5. Impedance studies (EIS) shows perfect use of corresponding circuit and hence the data in table matches perfectly.
6. Likewise contact angle tests also prove the hydrophobhicity in presence of VCI’s.

Overall a good paper. Just improve the quality of figures and make the Nyquist graphs in Impedance studies orthogonal (x and y with same axes). So, the work is really well written and provides a great deal of information to readers. I highly recommend for its publication.

Author Response

We are grateful to the Reviewer for the high opinion about our work. As concerns the comment:

Just improve the quality of figures and make the Nyquist graphs in Impedance studies orthogonal (x and y with same axes)

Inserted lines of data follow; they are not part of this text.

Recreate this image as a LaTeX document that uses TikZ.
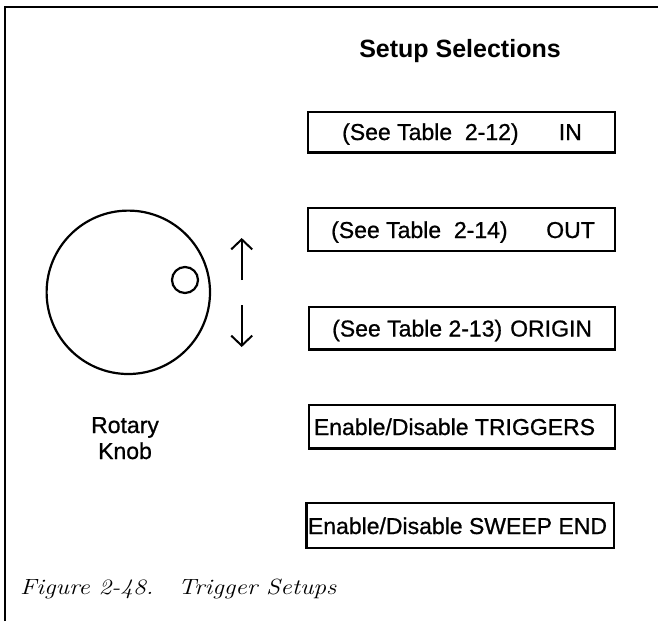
\documentclass[tikz,border=0pt]{standalone}
\usepackage{fontspec}
\setsansfont{Liberation Sans}
\newfontfamily\scanfont[FakeBold=0.8]{Liberation Sans}
\usetikzlibrary{arrows.meta}
\begin{document}
\begin{tikzpicture}[x=1pt,y=-1pt,
  frame/.style={line width=2.6pt},
  selbox/.style={draw, line width=2.3pt, inner sep=0pt},
  lbl/.style={font=\scanfont\fontsize{23}{27}\selectfont, inner sep=0pt},
  ttl/.style={font=\sffamily\bfseries\fontsize{25}{30}\selectfont, inner sep=0pt},
  figcaption/.style={font=\rmfamily\itshape\fontsize{22}{26}\selectfont, inner sep=0pt},
  ring/.style={draw, circle, line width=2.2pt, inner sep=0pt},
  arr/.style={line width=2pt, -{Straight Barb[length=10pt,width=21pt,line width=2pt]}}]
\useasboundingbox (0,0) rectangle (658,621);
% frame
\coordinate (fb) at (5,621);
\coordinate (fc) at (5,7);
\coordinate (fr) at (658,7);
\draw[frame] (fb) -- (fc) -- (fr);
% title
\node[ttl, anchor=base] (title) at (460,57) {Setup Selections};
% boxes
\node[selbox, minimum width=307pt, minimum height=40.5pt] (b1) at (461.5,132.25) {};
\node[selbox, minimum width=307pt, minimum height=43pt] (b2) at (461.5,229.5) {};
\node[selbox, minimum width=306pt, minimum height=42.5pt] (b3) at (462,328.25) {};
\node[selbox, minimum width=306pt, minimum height=43.5pt] (b4) at (462,426.75) {};
\node[selbox, minimum width=307.5pt, minimum height=45pt] (b5) at (460.25,525.5) {};
% box texts
\node[lbl, anchor=base west] (t1a) at (342,140) {(See Table\ \ 2-12)};
\node[lbl, anchor=base east] (t1b) at (582,140) {IN};
\node[lbl, anchor=base west] (t2a) at (331,238) {(See Table\ \ 2-14)};
\node[lbl, anchor=base east] (t2b) at (595,238) {OUT};
\node[lbl, anchor=base west] (t3a) at (332,336.5) {(See Table 2-13)};
\node[lbl, anchor=base west] (t3b) at (510,336.5) {ORIGIN};
\node[lbl, anchor=base] (t4) at (454.5,435) {Enable/Disable TRIGGERS};
\node[lbl, anchor=base] (t5) at (457.5,534) {Enable/Disable SWEEP END};
% knob
\node[ring, minimum size=163.4pt] (knob) at (128.3,292.3) {};
\node[ring, minimum size=26pt] (dot) at (185,280) {};
\node[lbl, anchor=base] (rot) at (125,433) {Rotary};
\node[lbl, anchor=base] (knb) at (125,459) {Knob};
% arrows
\coordinate (ua) at (241.7,280);
\coordinate (ub) at (241.7,238);
\coordinate (da) at (241.7,305);
\coordinate (db) at (241.7,347);
\draw[arr] (ua) -- (ub);
\draw[arr] (da) -- (db);
% caption
\node[figcaption, anchor=base west] (caption) at (20,594)
  {\scalebox{1.16}[1]{\makebox[136.2pt][l]{Figure 2-48.}Trigger Setups}};
\end{tikzpicture}
\end{document}
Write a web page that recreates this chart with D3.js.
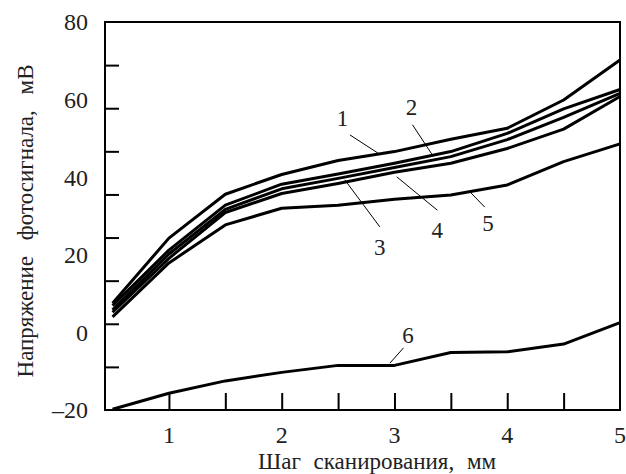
<!DOCTYPE html>
<html>
<head>
<meta charset="utf-8">
<script src="https://cdn.jsdelivr.net/npm/d3@7"></script>
<style>
  html, body { margin: 0; padding: 0; background: #fff; }
</style>
</head>
<body>
<div id="chart"></div>
<script>
// data
const steps = [0.5, 1, 1.5, 2, 2.5, 3, 3.5, 4, 4.5, 5];
const curve1 = [7.5, 24.3, 35.6, 40.7, 44.3, 46.6, 49.8, 52.6, 59.9, 70.2];
const curve2 = [6.9, 21.2, 32.8, 38.2, 40.8, 43.6, 46.6, 51.3, 57.6, 62.6];
const curve3 = [5.8, 20.2, 31.7, 37.0, 39.7, 42.5, 45.3, 49.7, 55.4, 61.6];
const curve4 = [5.2, 19.1, 30.9, 35.8, 38.4, 41.3, 43.6, 47.4, 52.4, 60.8];
const curve5 = [4.0, 17.9, 27.7, 32.0, 32.8, 34.3, 35.4, 38.0, 44.0, 48.6];
const curve6 = [-19.8, -15.7, -12.5, -10.3, -8.5, -8.5, -5.2, -5.0, -3.0, 2.5];
const curveNames = ["1", "2", "3", "4", "5", "6"];

const xTicks = [1, 1.5, 2, 2.5, 3, 3.5, 4, 4.5];
const xLabels = [1, 2, 3, 4, 5];
const yLabels = [-20, 0, 20, 40, 60, 80];

// curve labels: text position and leader line ends (data units)
const labelX = [2.54, 3.15, 2.87, 3.38, 3.83, 3.12];
const labelY = [55.3, 58.1, 22.0, 26.4, 28.2, -0.7];
const leaderFrom = [[2.605, 50.9], [3.16, 53.5], [2.56, 39.3], [3.02, 40.1], [3.67, 36.2], [3.08, -4.0]];
const leaderTo = [[2.854, 46.2], [3.33, 46.0], [2.87, 27.2], [3.38, 31.5], [3.80, 32.3], [2.96, -7.9]];

const W = 626, H = 474;
const margin = { left: 105, right: 6, top: 22, bottom: 64 };
const FONT = "Liberation Serif";

const svg = d3.select("#chart").append("svg").attr("width", W).attr("height", H);

const x = d3.scaleLinear().domain([0.433, 5]).range([margin.left, W - margin.right]);
const y = d3.scaleLinear().domain([-20, 80]).range([H - margin.bottom, margin.top]);

const series = [curve1, curve2, curve3, curve4, curve5, curve6];

const line = d3.line().x((d, i) => x(steps[i])).y(d => y(d));

svg.append("g")
  .selectAll("path")
  .data(series)
  .enter()
  .append("path")
  .attr("d", d => line(d))
  .attr("fill", "none")
  .attr("stroke", "#000")
  .attr("stroke-width", 3)
  .attr("stroke-linejoin", "round");

// frame
svg.append("rect")
  .attr("x", x.range()[0])
  .attr("y", y.range()[1])
  .attr("width", x.range()[1] - x.range()[0])
  .attr("height", y.range()[0] - y.range()[1])
  .attr("fill", "none")
  .attr("stroke", "#000")
  .attr("stroke-width", 2);

// x ticks point up into the plot
const xAxis = svg.append("g").attr("transform", "translate(0," + y(-20) + ")");
xAxis.call(d3.axisTop(x).tickValues(xTicks).tickSize(17).tickFormat(""));
xAxis.select(".domain").remove();
xAxis.selectAll("line").attr("stroke", "#000").attr("stroke-width", 2);

// y ticks split the axis into nine equal parts, independent of the labels
const yDiv = 9;
const yTicks = d3.range(1, yDiv).map(i => -20 + i * 100 / yDiv);
const yAxis = svg.append("g").attr("transform", "translate(" + x(0.433) + ",0)");
yAxis.call(d3.axisRight(y).tickValues(yTicks).tickSize(14).tickFormat(""));
yAxis.select(".domain").remove();
yAxis.selectAll("line").attr("stroke", "#000").attr("stroke-width", 2);

// tick labels
svg.append("g")
  .selectAll("text")
  .data(xLabels)
  .enter()
  .append("text")
  .attr("x", d => x(d))
  .attr("y", y(-20) + 33)
  .attr("text-anchor", "middle")
  .style("font-family", FONT)
  .style("font-size", "24px")
  .style("fill", "#222")
  .text(d => d);

svg.append("g")
  .selectAll("text")
  .data(yLabels)
  .enter()
  .append("text")
  .attr("x", 88)
  .attr("y", d => y(d))
  .attr("dy", "0.35em")
  .attr("text-anchor", "end")
  .style("font-family", FONT)
  .style("font-size", "24px")
  .style("fill", "#222")
  .text(d => d < 0 ? "\u2013" + Math.abs(d) : d);

// axis titles
svg.append("text")
  .attr("x", 377)
  .attr("y", 469)
  .attr("text-anchor", "middle")
  .style("font-family", FONT)
  .style("font-size", "23px")
  .style("fill", "#222")
  .style("word-spacing", "7px")
  .text("Шаг сканирования, мм");

svg.append("text")
  .attr("transform", "translate(33,221) rotate(-90)")
  .attr("text-anchor", "middle")
  .style("font-family", FONT)
  .style("font-size", "23px")
  .style("fill", "#222")
  .style("word-spacing", "10px")
  .text("Напряжение фотосигнала, мВ");

// curve labels with leader lines
const ann = svg.append("g");
ann.selectAll("line")
  .data(curveNames)
  .enter()
  .append("line")
  .attr("x1", (d, i) => x(leaderFrom[i][0]))
  .attr("y1", (d, i) => y(leaderFrom[i][1]))
  .attr("x2", (d, i) => x(leaderTo[i][0]))
  .attr("y2", (d, i) => y(leaderTo[i][1]))
  .attr("stroke", "#000")
  .attr("stroke-width", 1);

ann.selectAll("text")
  .data(curveNames)
  .enter()
  .append("text")
  .attr("x", (d, i) => x(labelX[i]))
  .attr("y", (d, i) => y(labelY[i]))
  .attr("dy", "0.35em")
  .attr("text-anchor", "middle")
  .style("font-family", FONT)
  .style("font-size", "23px")
  .style("fill", "#222")
  .text(d => d);
</script>
</body>
</html>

We tried to improve the quality of the figures.

Round 2

Reviewer 1 Report

In Table 2 and table 9, the time unit is' h ', while in line 289 or 478, the time unit is' cycles', which are inconsistent. Please correct.
In Table 2 and table 9, the CT time is 60min, while in line 297, 305 or 497, the CT time is 1 hour, and the CT time unit is preferably the same in both places.
It is not necessary to enlarge part of Figure 3.

Author Response

Thank you very much for your comments!

In Table 2 and table 9, the time unit is' h ', while in line 289 or 478, the time unit is' cycles', which are inconsistent. Please correct.

“Cycles” are now indicated as the measurement unit for the protective effect of CIN under salt fog conditions.

In Table 2 and table 9, the CT time is 60min, while in line 297, 305 or 497, the CT time is 1 hour, and the CT time unit is preferably the same in both places.

The chamber treatment duration has been converted to minutes throughout the article.

It is not necessary to enlarge part of Figure 3.

The PDF and DOCX versions of the article available on the site (https://susy.mdpi.com/user/manuscripts/resubmit/a331a97cf53fffe03445d3e08810ac4c) differ significantly, apparently because tracked changes were not accepted before creating the PDF. As a result, both new and old versions of changed Figures are present in the PDF. In the DOCX version, part of Figure 3 is not enlarged.

Reviewer 2 Report

The changes were performed.

Author Response

Thank you very much for your comments!